Maybe NAFTA is yesterday's news. Mexico is finding it hard to compete with China even though there is no trade agreement with the U.S. Someday, China will be too expensive or too unpredictable for business. When that happens, watch factories move to Vietnam. After that, who knows, maybe Nigeria. It all depends on who has the comparative advantage. These trade agreements the anti-globalization forces hate so much can't stop that. So, we should at least use them to protect what we can and encourage positive developments in our trade partners.

Now that I sound like a Bush Administration functionary, I need to go wash my virtual mouth out and renew my Amnesty International membership.

Wednesday, April 13, 2005

Why a Customs Law Blog?

I am a customs lawyer. This is a rare breed of American lawyer that concentrates on issues relating to the regulation of imports by the United States Bureau of Customs and Border Protection (formerly known as the Customs Service). I say "concentrates" because rules of professional ethics prevent me from saying I "specialize" in customs matters, so don't for one moment think that I am saying that.

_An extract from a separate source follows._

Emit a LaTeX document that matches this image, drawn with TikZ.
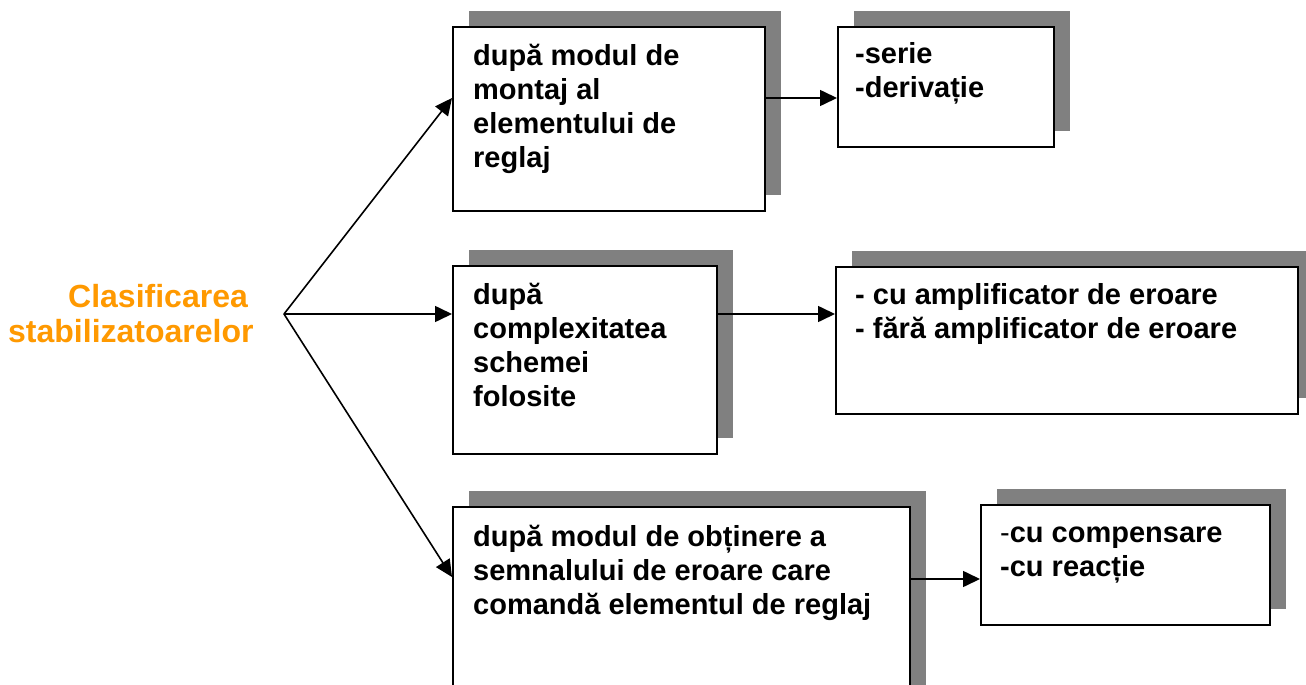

I suspect that if you collected every lawyer in America who was actively engaged in the practice of customs law, you would not exceed the needs of a large ballroom in a major metropolitan hotel. We tend to know one another. Also, the folks who work for the government tend to know us. That means I will not be tossing any virtual molotov cocktails at any of my colleagues in the field and especially not at those few judges before whom I regularly have to appear. That just won't happen.

I will, however, from time to time, post my thoughts on developments in the area. I hope this is useful for in-house counsel, compliance managers, and other folks involved in the trade. If you happen to be a lawyer competing with me, please go away.

Of course, that does not answer the question posed above: Why a customs law blog? To that, I answer, why not? The technology is readily accessible and free. I might have a thing or two to say. I like to write and I like to hear myself talk. I might be a perfect blogger, or maybe not. We'll see how it goes from here.